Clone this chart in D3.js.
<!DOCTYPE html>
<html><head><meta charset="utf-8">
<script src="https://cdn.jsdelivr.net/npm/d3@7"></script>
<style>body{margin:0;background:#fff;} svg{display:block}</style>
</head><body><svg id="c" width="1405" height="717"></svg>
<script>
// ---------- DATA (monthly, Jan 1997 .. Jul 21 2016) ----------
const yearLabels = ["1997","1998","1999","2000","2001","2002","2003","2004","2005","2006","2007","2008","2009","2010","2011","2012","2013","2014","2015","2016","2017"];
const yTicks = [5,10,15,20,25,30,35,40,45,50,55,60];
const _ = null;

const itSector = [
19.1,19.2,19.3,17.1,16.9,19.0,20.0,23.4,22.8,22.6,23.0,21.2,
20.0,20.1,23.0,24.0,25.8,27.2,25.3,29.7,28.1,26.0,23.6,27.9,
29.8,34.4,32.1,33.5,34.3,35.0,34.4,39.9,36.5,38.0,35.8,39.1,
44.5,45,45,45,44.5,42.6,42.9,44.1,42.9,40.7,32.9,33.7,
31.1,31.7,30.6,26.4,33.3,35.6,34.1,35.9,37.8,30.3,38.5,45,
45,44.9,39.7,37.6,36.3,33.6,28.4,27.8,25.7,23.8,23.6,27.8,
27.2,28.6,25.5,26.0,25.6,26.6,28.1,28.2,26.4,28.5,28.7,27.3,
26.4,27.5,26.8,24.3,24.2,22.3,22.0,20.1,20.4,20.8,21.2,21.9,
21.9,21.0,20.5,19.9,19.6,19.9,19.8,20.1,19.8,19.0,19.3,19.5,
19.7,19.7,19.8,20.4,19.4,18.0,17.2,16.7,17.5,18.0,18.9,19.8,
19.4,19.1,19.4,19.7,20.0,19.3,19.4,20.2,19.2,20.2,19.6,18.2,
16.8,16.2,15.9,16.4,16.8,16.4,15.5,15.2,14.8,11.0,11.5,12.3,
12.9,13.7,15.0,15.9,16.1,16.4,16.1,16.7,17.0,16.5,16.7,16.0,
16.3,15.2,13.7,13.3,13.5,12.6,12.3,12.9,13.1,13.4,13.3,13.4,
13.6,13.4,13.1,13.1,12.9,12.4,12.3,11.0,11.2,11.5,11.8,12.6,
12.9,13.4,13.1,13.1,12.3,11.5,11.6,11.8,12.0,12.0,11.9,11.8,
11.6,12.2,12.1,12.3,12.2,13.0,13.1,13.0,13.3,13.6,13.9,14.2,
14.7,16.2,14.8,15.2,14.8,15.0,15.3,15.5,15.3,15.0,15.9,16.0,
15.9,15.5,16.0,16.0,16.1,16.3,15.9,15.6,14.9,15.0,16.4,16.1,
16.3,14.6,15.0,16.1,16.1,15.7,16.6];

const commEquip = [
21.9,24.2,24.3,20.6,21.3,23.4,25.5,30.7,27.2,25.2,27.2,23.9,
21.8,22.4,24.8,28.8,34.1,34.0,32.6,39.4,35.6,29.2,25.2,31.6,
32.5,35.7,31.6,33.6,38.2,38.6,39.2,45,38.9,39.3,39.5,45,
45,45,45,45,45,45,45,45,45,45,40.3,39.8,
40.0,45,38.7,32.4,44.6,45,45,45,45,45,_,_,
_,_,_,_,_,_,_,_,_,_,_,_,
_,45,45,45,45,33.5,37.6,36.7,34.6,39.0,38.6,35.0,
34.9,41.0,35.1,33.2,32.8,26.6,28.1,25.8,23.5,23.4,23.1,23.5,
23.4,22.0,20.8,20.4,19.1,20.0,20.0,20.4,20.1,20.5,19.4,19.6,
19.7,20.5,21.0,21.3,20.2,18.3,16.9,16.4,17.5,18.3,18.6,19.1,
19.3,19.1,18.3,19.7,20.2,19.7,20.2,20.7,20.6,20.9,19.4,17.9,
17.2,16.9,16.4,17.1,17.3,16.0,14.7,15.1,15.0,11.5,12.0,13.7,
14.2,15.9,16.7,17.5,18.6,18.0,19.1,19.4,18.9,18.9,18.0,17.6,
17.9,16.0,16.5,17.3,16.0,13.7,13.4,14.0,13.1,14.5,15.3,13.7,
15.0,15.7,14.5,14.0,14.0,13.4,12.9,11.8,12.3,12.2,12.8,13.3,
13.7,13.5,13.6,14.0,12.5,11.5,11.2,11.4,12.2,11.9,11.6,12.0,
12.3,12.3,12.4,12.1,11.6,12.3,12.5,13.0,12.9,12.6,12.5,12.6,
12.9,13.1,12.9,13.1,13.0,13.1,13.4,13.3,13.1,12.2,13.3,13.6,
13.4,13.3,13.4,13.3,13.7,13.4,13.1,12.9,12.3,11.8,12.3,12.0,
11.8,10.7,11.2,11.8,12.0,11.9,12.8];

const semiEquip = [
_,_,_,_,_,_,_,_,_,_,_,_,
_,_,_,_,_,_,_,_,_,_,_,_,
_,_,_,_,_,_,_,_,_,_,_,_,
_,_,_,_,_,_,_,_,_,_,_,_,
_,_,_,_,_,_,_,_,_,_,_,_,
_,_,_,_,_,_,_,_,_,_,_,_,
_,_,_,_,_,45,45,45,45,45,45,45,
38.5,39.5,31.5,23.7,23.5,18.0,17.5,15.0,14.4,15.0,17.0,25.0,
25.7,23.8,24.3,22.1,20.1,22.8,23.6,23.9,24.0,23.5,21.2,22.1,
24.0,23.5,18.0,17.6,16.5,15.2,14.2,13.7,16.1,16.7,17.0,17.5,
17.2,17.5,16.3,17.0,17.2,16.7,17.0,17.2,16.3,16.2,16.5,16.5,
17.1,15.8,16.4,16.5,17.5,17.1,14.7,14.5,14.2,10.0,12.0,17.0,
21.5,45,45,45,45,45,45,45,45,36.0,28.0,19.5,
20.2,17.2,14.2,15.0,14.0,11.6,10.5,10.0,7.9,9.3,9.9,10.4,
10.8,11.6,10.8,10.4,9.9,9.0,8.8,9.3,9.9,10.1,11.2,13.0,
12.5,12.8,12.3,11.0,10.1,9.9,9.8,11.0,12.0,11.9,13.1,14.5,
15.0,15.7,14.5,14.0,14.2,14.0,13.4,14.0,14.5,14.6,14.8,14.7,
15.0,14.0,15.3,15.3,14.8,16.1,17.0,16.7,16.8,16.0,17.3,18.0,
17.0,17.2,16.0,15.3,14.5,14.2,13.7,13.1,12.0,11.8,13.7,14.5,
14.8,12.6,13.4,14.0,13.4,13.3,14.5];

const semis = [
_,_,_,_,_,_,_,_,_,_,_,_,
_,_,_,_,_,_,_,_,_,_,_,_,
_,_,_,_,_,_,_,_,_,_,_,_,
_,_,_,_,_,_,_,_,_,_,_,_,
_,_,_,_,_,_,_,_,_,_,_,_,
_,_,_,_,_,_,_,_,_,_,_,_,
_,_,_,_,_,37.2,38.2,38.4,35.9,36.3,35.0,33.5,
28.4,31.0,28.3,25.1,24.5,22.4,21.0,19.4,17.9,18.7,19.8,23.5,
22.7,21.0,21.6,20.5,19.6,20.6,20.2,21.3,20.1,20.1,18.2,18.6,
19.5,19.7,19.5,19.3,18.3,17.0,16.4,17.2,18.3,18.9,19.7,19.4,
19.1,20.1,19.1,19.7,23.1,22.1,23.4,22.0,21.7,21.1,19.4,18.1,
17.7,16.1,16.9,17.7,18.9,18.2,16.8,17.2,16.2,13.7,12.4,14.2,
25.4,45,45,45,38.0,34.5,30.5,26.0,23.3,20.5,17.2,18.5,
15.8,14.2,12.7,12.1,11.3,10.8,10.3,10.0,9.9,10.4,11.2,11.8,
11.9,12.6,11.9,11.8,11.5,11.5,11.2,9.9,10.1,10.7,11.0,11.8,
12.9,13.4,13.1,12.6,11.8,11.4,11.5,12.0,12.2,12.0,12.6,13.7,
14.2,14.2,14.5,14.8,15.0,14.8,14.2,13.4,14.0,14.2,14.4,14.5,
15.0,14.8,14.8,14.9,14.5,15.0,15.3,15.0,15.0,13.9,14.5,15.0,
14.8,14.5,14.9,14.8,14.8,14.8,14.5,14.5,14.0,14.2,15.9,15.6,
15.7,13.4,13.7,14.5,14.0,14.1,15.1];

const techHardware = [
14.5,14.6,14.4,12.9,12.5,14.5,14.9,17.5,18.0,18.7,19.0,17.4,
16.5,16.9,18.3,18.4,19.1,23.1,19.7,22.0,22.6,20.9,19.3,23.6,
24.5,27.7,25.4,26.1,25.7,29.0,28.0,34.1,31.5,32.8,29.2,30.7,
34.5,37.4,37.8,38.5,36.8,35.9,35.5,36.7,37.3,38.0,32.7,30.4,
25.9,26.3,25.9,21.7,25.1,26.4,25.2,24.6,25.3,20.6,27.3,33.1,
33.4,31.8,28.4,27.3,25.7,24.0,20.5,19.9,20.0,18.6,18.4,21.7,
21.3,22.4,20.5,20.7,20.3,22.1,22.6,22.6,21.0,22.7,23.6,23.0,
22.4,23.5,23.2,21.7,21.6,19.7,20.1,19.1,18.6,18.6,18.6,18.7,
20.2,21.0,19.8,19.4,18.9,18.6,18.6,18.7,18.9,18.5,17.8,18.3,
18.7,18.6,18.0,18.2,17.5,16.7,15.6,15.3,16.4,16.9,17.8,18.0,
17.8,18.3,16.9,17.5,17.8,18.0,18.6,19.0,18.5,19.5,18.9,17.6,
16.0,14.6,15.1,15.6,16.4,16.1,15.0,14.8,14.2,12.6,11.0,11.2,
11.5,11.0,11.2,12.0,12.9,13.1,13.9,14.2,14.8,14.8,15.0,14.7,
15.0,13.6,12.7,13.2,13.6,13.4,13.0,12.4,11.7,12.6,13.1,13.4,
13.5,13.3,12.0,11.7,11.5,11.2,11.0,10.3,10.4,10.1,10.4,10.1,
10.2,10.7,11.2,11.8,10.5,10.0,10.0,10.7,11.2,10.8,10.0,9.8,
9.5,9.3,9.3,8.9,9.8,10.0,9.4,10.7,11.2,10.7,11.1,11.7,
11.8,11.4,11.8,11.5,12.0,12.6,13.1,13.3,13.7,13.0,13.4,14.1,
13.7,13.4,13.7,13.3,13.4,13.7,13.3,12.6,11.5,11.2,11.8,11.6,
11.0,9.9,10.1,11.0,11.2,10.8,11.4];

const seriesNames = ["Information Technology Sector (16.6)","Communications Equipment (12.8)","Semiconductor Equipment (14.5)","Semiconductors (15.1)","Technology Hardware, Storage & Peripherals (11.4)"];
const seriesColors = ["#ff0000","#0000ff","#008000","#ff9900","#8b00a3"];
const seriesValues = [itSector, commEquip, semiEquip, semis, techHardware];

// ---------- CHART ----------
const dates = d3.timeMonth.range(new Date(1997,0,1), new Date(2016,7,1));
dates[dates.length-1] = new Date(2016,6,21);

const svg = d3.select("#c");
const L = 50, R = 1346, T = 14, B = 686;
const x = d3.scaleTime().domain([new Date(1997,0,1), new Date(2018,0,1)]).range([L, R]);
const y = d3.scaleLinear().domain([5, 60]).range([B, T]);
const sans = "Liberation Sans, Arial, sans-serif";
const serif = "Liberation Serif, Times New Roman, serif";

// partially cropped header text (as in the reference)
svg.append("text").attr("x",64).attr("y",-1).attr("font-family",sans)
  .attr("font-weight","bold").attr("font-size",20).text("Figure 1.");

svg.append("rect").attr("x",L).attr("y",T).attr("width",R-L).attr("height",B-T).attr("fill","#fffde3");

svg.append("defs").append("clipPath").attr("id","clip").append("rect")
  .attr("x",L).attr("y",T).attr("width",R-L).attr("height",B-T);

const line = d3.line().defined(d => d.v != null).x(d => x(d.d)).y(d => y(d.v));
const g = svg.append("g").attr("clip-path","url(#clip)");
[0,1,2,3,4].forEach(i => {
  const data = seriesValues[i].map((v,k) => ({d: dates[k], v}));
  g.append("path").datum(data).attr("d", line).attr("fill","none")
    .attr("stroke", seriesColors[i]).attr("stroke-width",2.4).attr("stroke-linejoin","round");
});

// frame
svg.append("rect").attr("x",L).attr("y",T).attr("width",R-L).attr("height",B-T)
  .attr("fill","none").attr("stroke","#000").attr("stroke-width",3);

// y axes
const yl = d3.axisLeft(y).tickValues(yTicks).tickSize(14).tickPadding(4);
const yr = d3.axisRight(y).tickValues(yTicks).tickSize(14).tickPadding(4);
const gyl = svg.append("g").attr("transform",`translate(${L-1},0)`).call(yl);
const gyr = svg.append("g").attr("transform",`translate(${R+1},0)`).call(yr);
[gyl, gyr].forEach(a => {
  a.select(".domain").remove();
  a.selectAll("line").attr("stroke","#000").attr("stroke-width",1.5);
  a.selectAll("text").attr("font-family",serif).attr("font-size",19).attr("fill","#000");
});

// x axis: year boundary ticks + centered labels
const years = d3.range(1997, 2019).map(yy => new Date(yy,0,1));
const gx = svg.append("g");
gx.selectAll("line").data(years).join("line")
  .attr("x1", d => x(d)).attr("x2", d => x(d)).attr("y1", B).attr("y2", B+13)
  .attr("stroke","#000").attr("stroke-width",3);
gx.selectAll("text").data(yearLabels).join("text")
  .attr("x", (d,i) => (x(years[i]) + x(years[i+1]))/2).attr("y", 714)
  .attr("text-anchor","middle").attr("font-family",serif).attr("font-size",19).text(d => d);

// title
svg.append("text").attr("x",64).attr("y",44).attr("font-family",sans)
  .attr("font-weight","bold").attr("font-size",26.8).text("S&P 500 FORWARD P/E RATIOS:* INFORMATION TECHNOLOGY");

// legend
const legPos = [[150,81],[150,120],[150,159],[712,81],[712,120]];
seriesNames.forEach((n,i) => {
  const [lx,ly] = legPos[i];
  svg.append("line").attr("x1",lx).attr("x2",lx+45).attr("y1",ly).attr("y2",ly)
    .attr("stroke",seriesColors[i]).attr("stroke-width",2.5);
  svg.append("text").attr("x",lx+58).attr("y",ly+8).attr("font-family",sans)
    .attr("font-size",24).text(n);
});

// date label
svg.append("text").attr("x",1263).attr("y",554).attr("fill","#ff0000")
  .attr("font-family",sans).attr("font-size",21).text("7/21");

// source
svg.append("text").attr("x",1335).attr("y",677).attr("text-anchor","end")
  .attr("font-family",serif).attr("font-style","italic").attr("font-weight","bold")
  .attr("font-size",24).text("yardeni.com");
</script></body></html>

-=-=-

#### What the exercise asks:
Return exactly, please, the lines of the material from the first one down to and including the line where "16.3,14.6,15.0,16.1,16.1,15.7,16.6];" appears.

#### The completed task:
Clone this chart in D3.js.
<!DOCTYPE html>
<html><head><meta charset="utf-8">
<script src="https://cdn.jsdelivr.net/npm/d3@7"></script>
<style>body{margin:0;background:#fff;} svg{display:block}</style>
</head><body><svg id="c" width="1405" height="717"></svg>
<script>
// ---------- DATA (monthly, Jan 1997 .. Jul 21 2016) ----------
const yearLabels = ["1997","1998","1999","2000","2001","2002","2003","2004","2005","2006","2007","2008","2009","2010","2011","2012","2013","2014","2015","2016","2017"];
const yTicks = [5,10,15,20,25,30,35,40,45,50,55,60];
const _ = null;

const itSector = [
19.1,19.2,19.3,17.1,16.9,19.0,20.0,23.4,22.8,22.6,23.0,21.2,
20.0,20.1,23.0,24.0,25.8,27.2,25.3,29.7,28.1,26.0,23.6,27.9,
29.8,34.4,32.1,33.5,34.3,35.0,34.4,39.9,36.5,38.0,35.8,39.1,
44.5,45,45,45,44.5,42.6,42.9,44.1,42.9,40.7,32.9,33.7,
31.1,31.7,30.6,26.4,33.3,35.6,34.1,35.9,37.8,30.3,38.5,45,
45,44.9,39.7,37.6,36.3,33.6,28.4,27.8,25.7,23.8,23.6,27.8,
27.2,28.6,25.5,26.0,25.6,26.6,28.1,28.2,26.4,28.5,28.7,27.3,
26.4,27.5,26.8,24.3,24.2,22.3,22.0,20.1,20.4,20.8,21.2,21.9,
21.9,21.0,20.5,19.9,19.6,19.9,19.8,20.1,19.8,19.0,19.3,19.5,
19.7,19.7,19.8,20.4,19.4,18.0,17.2,16.7,17.5,18.0,18.9,19.8,
19.4,19.1,19.4,19.7,20.0,19.3,19.4,20.2,19.2,20.2,19.6,18.2,
16.8,16.2,15.9,16.4,16.8,16.4,15.5,15.2,14.8,11.0,11.5,12.3,
12.9,13.7,15.0,15.9,16.1,16.4,16.1,16.7,17.0,16.5,16.7,16.0,
16.3,15.2,13.7,13.3,13.5,12.6,12.3,12.9,13.1,13.4,13.3,13.4,
13.6,13.4,13.1,13.1,12.9,12.4,12.3,11.0,11.2,11.5,11.8,12.6,
12.9,13.4,13.1,13.1,12.3,11.5,11.6,11.8,12.0,12.0,11.9,11.8,
11.6,12.2,12.1,12.3,12.2,13.0,13.1,13.0,13.3,13.6,13.9,14.2,
14.7,16.2,14.8,15.2,14.8,15.0,15.3,15.5,15.3,15.0,15.9,16.0,
15.9,15.5,16.0,16.0,16.1,16.3,15.9,15.6,14.9,15.0,16.4,16.1,
16.3,14.6,15.0,16.1,16.1,15.7,16.6];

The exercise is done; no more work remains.